O que são os sargaços?
Os sargaços são macroalgas marrons do gênero Sargassum, capazes de criar habitats altamente produtivos e estruturalmente complexos. A maior parte das espécies de sargaço cresce sobre fundos rochosos, próximos ao litoral, onde se posiciona verticalmente à procura de luz. Esses ambientes são chamados de “florestas marinhas”, devido a sua importância ecológica e econômica nos ecossistemas costeiros, ao aumentar a produtividade e sustentar múltiplas cadeias alimentares, semelhante ao que fazem as florestas no ambiente terrestre. Entretanto, também existem espécies de sargaço flutuantes crescendo na superfície do oceano, que formam verdadeiras “ilhas de vida” em mar aberto. Em ambos os casos, o sargaço oferece refúgio, alimento e áreas de recrutamento para grande variedade de peixes, tartarugas, invertebrados e até outras algas.
Além de seu papel ecológico, o sargaço é importante para o ciclo do carbono. Em condições ambientais favoráveis, essas algas crescem rapidamente e acumulam uma grande quantidade de biomassa, aumentando o estoque do chamado carbono azul (o carbono capturado da atmosfera e armazenado nos ecossistemas costeiros e marinhos do planeta). Além disso, parte desse carbono orgânico se deposita nas profundezas do oceano e contribui para o sequestro de carbono a longo prazo. Em outras palavras: o sargaço é um aliado direto no combate à crise climática ao remover o carbono em excesso do ambiente.
Mudanças climáticas e a ameaça silenciosa
Um estudo publicado recentemente por pesquisadores da Universidade Federal do Rio de Janeiro e da Universidade de Pisa mostra algo preocupante: o avanço do aquecimento global pode colocar as florestas de Sargassum em risco de desaparecimento. Experimentos mostram que, sob os cenários de aumento de temperatura projetados para as próximas décadas, essas macroalgas, fundamentais para a saúde dos ecossistemas costeiros, crescem menos e realizam menos fotossíntese, reduzindo sua eficiência na fixação de carbono.
Observações de longo prazo de florestas de sargaço confirmam quedas expressivas na sua cobertura, em regiões tropicais e subtropicais de todo o mundo, inclusive no Brasil. Ao mesmo tempo, modelos que preveem a distribuição geográfica das espécies de sargaço no futuro apontam para uma forte contração em algumas regiões, caso não haja a desaceleração do processo de aquecimento global. Apesar da possibilidade de sobrevivência de algumas espécies de sargaço, ao colonizar outras áreas e profundidades maiores, com águas mais frias, o quadro geral descrito no estudo é de considerável vulnerabilidade.
O estudo alerta ainda para um ponto crítico: florestas formadas por algas marinhas em regiões tropicais e subtropicais seguem amplamente negligenciadas em programas de monitoramento e conservação, justamente onde os impactos do aquecimento tendem a ser mais severos, já que muitas espécies vivem próximas do seu limite térmico. Enquanto manguezais, recifes de coral e restingas têm recebido a devida atenção, as florestas marinhas tropicais e subtropicais permanecem invisíveis aos olhos das políticas públicas. Não são tratadas como ecossistemas prioritários e tampouco recebem investimentos consistentes em pesquisa e monitoramento, mesmo sendo amplamente distribuídas.

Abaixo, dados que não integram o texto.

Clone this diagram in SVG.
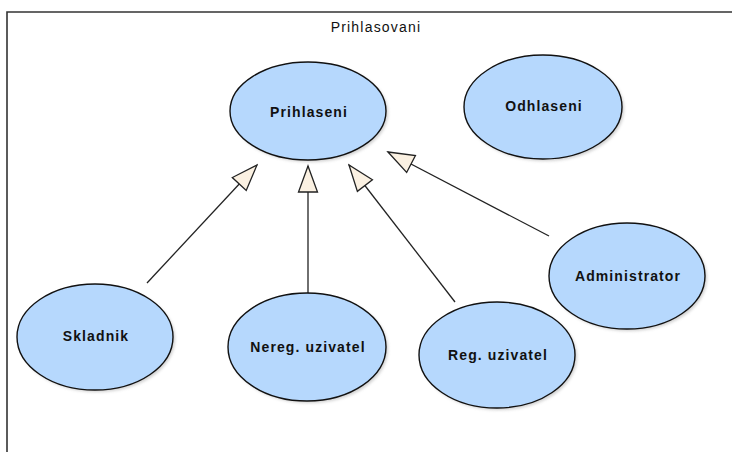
<svg xmlns="http://www.w3.org/2000/svg" width="732" height="452" viewBox="0 0 732 452">
<style>
.uc{fill:#b6d8fd;stroke:#111;stroke-width:1.4}
.sh{fill:#888;opacity:0.4;filter:url(#blur)}
.lbl{font-family:"Liberation Sans",Arial,sans-serif;font-weight:bold;font-size:14px;letter-spacing:1.1px;fill:#111;text-anchor:middle;dominant-baseline:central}
.title{font-family:"Liberation Sans",Arial,sans-serif;font-size:14px;letter-spacing:1.2px;fill:#111;text-anchor:middle}
.gen{fill:none;stroke:#222;stroke-width:1.3}
</style>
<defs>
<filter id="blur" x="-10%" y="-10%" width="120%" height="120%"><feGaussianBlur stdDeviation="1.5"/></filter>
<marker id="tri" markerUnits="userSpaceOnUse" markerWidth="30" markerHeight="24" viewBox="0 0 30 24" refX="28" refY="12" orient="auto">
<path d="M28,12 L2,2.5 L2,21.5 Z" fill="#fbf1e2" stroke="#222" stroke-width="1.3" stroke-linejoin="miter"/>
</marker>
</defs>
<rect width="732" height="452" fill="#fff"/>
<path d="M7,452 V12 H732" fill="none" stroke="#333" stroke-width="1.6"/>
<text class="title" x="376" y="32">Prihlasovani</text>

<g id="connectors">
<line class="gen" x1="147" y1="283" x2="257" y2="165" marker-end="url(#tri)"/>
<line class="gen" x1="308" y1="294" x2="308" y2="166" marker-end="url(#tri)"/>
<line class="gen" x1="455" y1="302" x2="349" y2="165" marker-end="url(#tri)"/>
<line class="gen" x1="549" y1="236" x2="388" y2="152" marker-end="url(#tri)"/>
</g>

<g id="prihlaseni">
<ellipse class="sh" cx="310" cy="113" rx="78" ry="49"/>
<ellipse class="uc" cx="308" cy="111" rx="78" ry="49"/>
<text class="lbl" x="309" y="112">Prihlaseni</text>
</g>
<g id="odhlaseni">
<ellipse class="sh" cx="545" cy="109" rx="79" ry="52"/>
<ellipse class="uc" cx="543" cy="107" rx="79" ry="52"/>
<text class="lbl" x="544" y="106">Odhlaseni</text>
</g>
<g id="skladnik">
<ellipse class="sh" cx="97" cy="339" rx="78" ry="53"/>
<ellipse class="uc" cx="95" cy="337" rx="78" ry="53"/>
<text class="lbl" x="96" y="336">Skladnik</text>
</g>
<g id="nereg">
<ellipse class="sh" cx="309" cy="349" rx="79" ry="54"/>
<ellipse class="uc" cx="307" cy="347" rx="79" ry="54"/>
<text class="lbl" x="308" y="347">Nereg. uzivatel</text>
</g>
<g id="reg">
<ellipse class="sh" cx="499" cy="357" rx="78" ry="53"/>
<ellipse class="uc" cx="497" cy="355" rx="78" ry="53"/>
<text class="lbl" x="498" y="355">Reg. uzivatel</text>
</g>
<g id="administrator">
<ellipse class="sh" cx="629" cy="278" rx="78" ry="53"/>
<ellipse class="uc" cx="627" cy="276" rx="78" ry="53"/>
<text class="lbl" x="628" y="276">Administrator</text>
</g>
</svg>
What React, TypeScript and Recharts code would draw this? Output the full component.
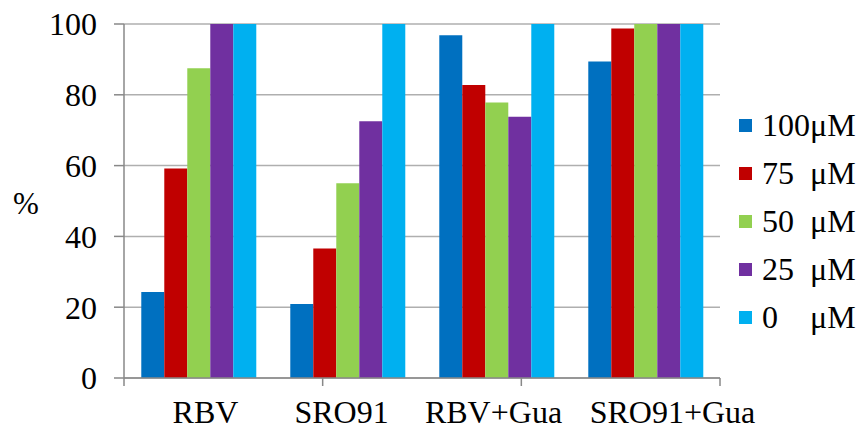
import React from 'react';
import { BarChart, Bar, XAxis, YAxis, CartesianGrid, Legend, Label } from 'recharts';

const categories = ['RBV', 'SRO91', 'RBV+Gua', 'SRO91+Gua'];
const s100 = [24.3, 20.9, 96.8, 89.4];
const s75 = [59.2, 36.6, 82.8, 98.7];
const s50 = [87.5, 55.0, 77.8, 100];
const s25 = [100, 72.5, 73.8, 100];
const s0 = [100, 100, 100, 100];
const legendNumbers = ['100', '75', '50', '25', '0'];
const unit = 'μM';
const yTicks = [0, 20, 40, 60, 80, 100];
const edgeTicks = [0, 1, 2, 3, 4];
// horizontal nudges of the category labels, as laid out in the original figure
const labelNudge = [7, -6, -3, 27];

const seriesKeys = ['s100', 's75', 's50', 's25', 's0'];
const colors = ['#0070C0', '#C00000', '#92D050', '#7030A0', '#00B0F0'];

const data = categories.map((c, i) => ({
  name: c,
  s100: s100[i],
  s75: s75[i],
  s50: s50[i],
  s25: s25[i],
  s0: s0[i],
}));

const FONT = '"Liberation Serif", "Times New Roman", serif';

const CatTick = (props: any) => {
  const { x, y, payload, index } = props;
  return (
    <text
      x={x + (labelNudge[index] || 0)}
      y={y}
      dy="0.71em"
      textAnchor="middle"
      fontFamily={FONT}
      fontSize={32}
      fill="#000"
    >
      {payload.value}
    </text>
  );
};

const renderLegend = () => (
  <div style={{ fontFamily: FONT, fontSize: 32, color: '#000' }}>
    {legendNumbers.map((n, i) => (
      <div key={n} style={{ display: 'flex', alignItems: 'center', height: 48, lineHeight: '48px' }}>
        <span style={{ display: 'inline-block', width: 13, height: 13, background: colors[i], marginRight: 10 }} />
        <span style={{ display: 'inline-block', width: 48 }}>{n}</span>
        <span>{unit}</span>
      </div>
    ))}
  </div>
);

export default function App() {
  return (
    <div style={{ position: 'fixed', left: 0, top: 0, background: '#fff' }}>
      <BarChart
        width={861}
        height={429}
        data={data}
        margin={{ top: 24, right: 19, bottom: 4, left: 60 }}
        barCategoryGap="11.6%"
        barGap={0}
      >
        <CartesianGrid vertical={false} stroke="#AFAFAF" strokeWidth={1.5} />
        <XAxis
          xAxisId="a"
          type="number"
          domain={[0, 4]}
          ticks={edgeTicks}
          tickFormatter={() => ''}
          height={1}
          tickSize={8}
          axisLine={{ stroke: '#888888', strokeWidth: 1.5 }}
          tickLine={{ stroke: '#888888', strokeWidth: 1.5 }}
        />
        <XAxis
          xAxisId="b"
          dataKey="name"
          height={46}
          axisLine={false}
          tickLine={false}
          interval={0}
          tick={<CatTick />}
          tickMargin={15}
        />
        <YAxis
          domain={[0, 100]}
          ticks={yTicks}
          interval={0}
          width={64}
          tickSize={10}
          tickMargin={17}
          axisLine={{ stroke: '#888888', strokeWidth: 1.5 }}
          tickLine={{ stroke: '#888888', strokeWidth: 1.5 }}
          tick={{ fontFamily: FONT, fontSize: 32, fill: '#000' }}
        >
          <Label
            value="%"
            position="insideLeft"
            offset={-34}
            dy={2}
            style={{ fontFamily: FONT, fontSize: 31, fill: '#000', textAnchor: 'middle' }}
          />
        </YAxis>
        {seriesKeys.map((k, i) => (
          <Bar key={k} dataKey={k} xAxisId="b" fill={colors[i]} isAnimationActive={false} />
        ))}
        <Legend
          content={renderLegend}
          layout="vertical"
          align="right"
          verticalAlign="middle"
          wrapperStyle={{ position: 'absolute', left: 739, top: 101, width: 122 }}
        />
      </BarChart>
    </div>
  );
}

A crise climática e o sargaço flutuante: o Grande Cinturão de Sargaço do Atlântico
Enquanto as florestas de sargaço nos fundos rochosos vêm desaparecendo, as espécies flutuantes seguem o caminho oposto. Desde 2011, a proliferação de Sargassum natans e Sargassum fluitans, antes restrita ao Mar de Sargaço, passou a ser registrada em novas regiões do oceano, incluindo a costa norte do Brasil. O fenômeno, chamado de “Grande Cinturão de Sargaço do Atlântico”, representa a maior biomassa de algas já observada. Mas engana-se quem pensa que isso seja uma boa notícia: esse aumento, também ligado às mudanças no clima e alterações na concentração de nutrientes no oceano, vem provocando impactos ecológicos e econômicos significativos.
Ao chegarem à costa, nas chamadas arribações, essas algas começam a morrer e apodrecer, liberando nutrientes, compostos sulfurados e o próprio carbono acumulado em sua biomassa que pode retornar para a água e atmosfera. Os compostos liberados pelo sargaço estimulam a proliferação de bactérias, reduzindo o oxigênio da água e podendo causar a morte de peixes e outros animais. Os gases liberados durante a decomposição, como amônia e sulfeto de hidrogênio, também podem provocar irritação nos olhos, no nariz e na garganta. Além disso, o acúmulo de algas próximo ao continente prejudica a pesca, especialmente a artesanal, e as arribações nas praias têm causado perdas significativas para a indústria do turismo.
Durante a COP 30, o sargaço flutuante foi discutido na Green Zone, com o título de “Das Marés Marrons a um Futuro Azul: Um Esforço Multilateral para Mitigar os Impactos do Grande Cinturão de Sargaço do Atlântico”. A mesa teve participação de pesquisadores brasileiros e estrangeiros, sob a mediação do prof. Dr. José E. Martinelli Filho, da Universidade Federal do Pará, e culminou no reconhecimento da necessidade da entrada do Brasil em convenções e associações de países do Caribe e da América Latina afetados pelo fenômeno.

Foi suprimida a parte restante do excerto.